Elastoplastic Modeling of Sandy Clays Based on Equivalent Void Ratio Concept

Abstract

Naturally sedimentary soils, such as marine clays, weathered residual soils, and glacial deposits, usually possess a certain amount of sand particles. These types of soils could be classified as sandy clay, because the coarse fraction is usually under the transitional content. Their mechanical properties (e.g., compressibility and shear strength) are dominated by the clay matrix and significantly affected by the evolving interparticle structure. Previous research into sandy clay is experimental or numerical, and theoretical investigations that considered the reinforcing effect of coarse inclusions have seldom been reported.
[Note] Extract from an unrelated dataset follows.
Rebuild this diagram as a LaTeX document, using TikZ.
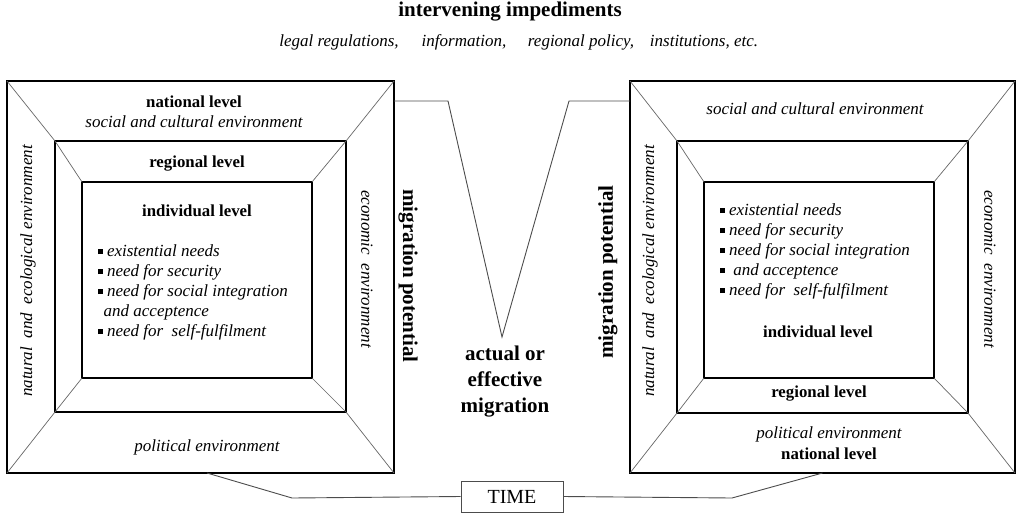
\documentclass[tikz,border=0pt]{standalone}
\usepackage{fontspec}
\setmainfont{Liberation Serif}
\usetikzlibrary{calc}
\usetikzlibrary{positioning}

\newcommand{\sqb}{\rule[2.5pt]{4.8pt}{4.8pt}\hspace{4.5pt}}

\begin{document}
\begin{tikzpicture}[x=1pt,y=-1pt] %% migration frames
	\tikzstyle{frame}=[draw,line width=2.6pt,inner sep=0pt,outer sep=0pt]
	\tikzstyle{diag}=[draw=black!60,line width=0.7pt]
	\tikzstyle{thin}=[draw=black!70,line width=0.9pt]
	\tikzstyle{lvl}=[inner sep=0pt,font=\fontsize{16.8}{20}\selectfont\bfseries]
	\tikzstyle{env}=[inner sep=0pt,font=\fontsize{17}{20}\selectfont\itshape]
	\tikzstyle{big}=[inner sep=0pt,font=\fontsize{21}{26}\selectfont\bfseries,align=center]
	\useasboundingbox (0,0) rectangle (1017,517);
	% heading
	\node[inner sep=0pt,font=\fontsize{21}{24}\selectfont\bfseries] (title) at (510,12) {intervening impediments};
	\node[env] (legal) at (339,42) {legal regulations,};
	\node[env] (info) at (464,42) {information,};
	\node[env] (policy) at (581,42) {regional policy,};
	\node[env] (inst) at (704,42) {institutions, etc.};
	% left frames
	\node[frame,minimum width=387pt,minimum height=392pt] (outL) at (200.5,277) {};
	\node[frame,minimum width=291pt,minimum height=271pt] (midL) at (200.5,276.5) {};
	\node[frame,minimum width=230pt,minimum height=196pt] (inL) at (197,280) {};
	% right frames
	\node[frame,minimum width=385pt,minimum height=392pt] (outR) at (822.5,277) {};
	\node[frame,minimum width=291pt,minimum height=272pt] (midR) at (822.5,277) {};
	\node[frame,minimum width=230pt,minimum height=196pt] (inR) at (819,280) {};
	\foreach \s in {L,R}
		\foreach \c in {north west,north east,south west,south east}
			\draw[diag] (out\s.\c) -- (mid\s.\c) -- (in\s.\c);
	% left texts
	\node[lvl] (natlevL) at (194,102) {national level};
	\node[env] (socL) at (194,122) {social and cultural environment};
	\node[lvl] (reglevL) at (197,164) {regional level};
	\node[lvl] (indlevL) at (197,211) {individual level};
	\node[env,align=left,anchor=north west] (needsL) at (97.5,244.5) {\sqb existential needs\\ \sqb need for security\\ \sqb need for social integration\\ \hspace*{6pt}and acceptence\\ \sqb need for\ \ self-fulfilment};
	\node[env] (polL) at (207,447) {political environment};
	\node[env,rotate=90] (natL) at (28,271) {natural\ \ and\ \ ecological environment};
	\node[env,rotate=-90] (ecoL) at (367,269) {economic\ \ environment};
	\node[big,rotate=-90] (potL) at (408,276) {migration potential};
	% right texts
	\node[env] (socR) at (815,109) {social and cultural environment};
	\node[env,align=left,anchor=north west] (needsR) at (719.5,203.5) {\sqb existential needs\\ \sqb need for security\\ \sqb need for social integration\\ \sqb\ and acceptence\\ \sqb need for\ \ self-fulfilment};
	\node[lvl] (indlevR) at (818,332) {individual level};
	\node[lvl] (reglevR) at (819,394) {regional level};
	\node[env] (polR) at (829,434) {political environment};
	\node[lvl] (natlevR) at (829,454) {national level};
	\node[env,rotate=90] (natR) at (650,271) {natural\ \ and\ \ ecological environment};
	\node[env,rotate=-90] (ecoR) at (990,269) {economic\ \ environment};
	\node[big,rotate=90] (potR) at (608,272) {migration potential};
	% actual migration
	\coordinate (vL) at (448,101);
	\coordinate (vTip) at (502,337);
	\coordinate (vR) at (569,101);
	\draw[thin] (outL.east |- vL) -- (vL) -- (vTip) -- (vR) -- (outR.west |- vR);
	\node[big] (actual) at (505,382) {actual or\\effective\\migration};
	% time
	\node[thin,minimum width=102pt,minimum height=31pt,inner sep=0pt,font=\fontsize{20}{22}\selectfont] (time) at (512,496.5) {TIME};
	\coordinate (tL) at (292,498);
	\coordinate (tR) at (732,498);
	\draw[thin] ([xshift=6.5pt]outL.south) -- (tL) -- (time.west);
	\draw[thin] (time.east) -- (tR) -- (outR.south);
\end{tikzpicture}
\end{document}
Therefore, the effect of sand content was incorporated based on the equivalent void ratio (e*) and equivalent compression curve (ECC) of sandy clays. A unified structure parameter (χ) was introduced, which could capture the reinforcing effect of sand particles on the stiffness and shear strength of sandy clays well. The constitutive relationship was formulated by incorporating the equivalent void ratio concept into an elastoplastic framework. Validation of the proposed model was achieved by comparing the predicted results with experimental data that were compiled from the literature. This revealed a satisfactory prediction for the mechanical response of sandy clays and other gap-graded soils (i.e., gravel–clay mixtures) with a broad spectrum of coarse fractions.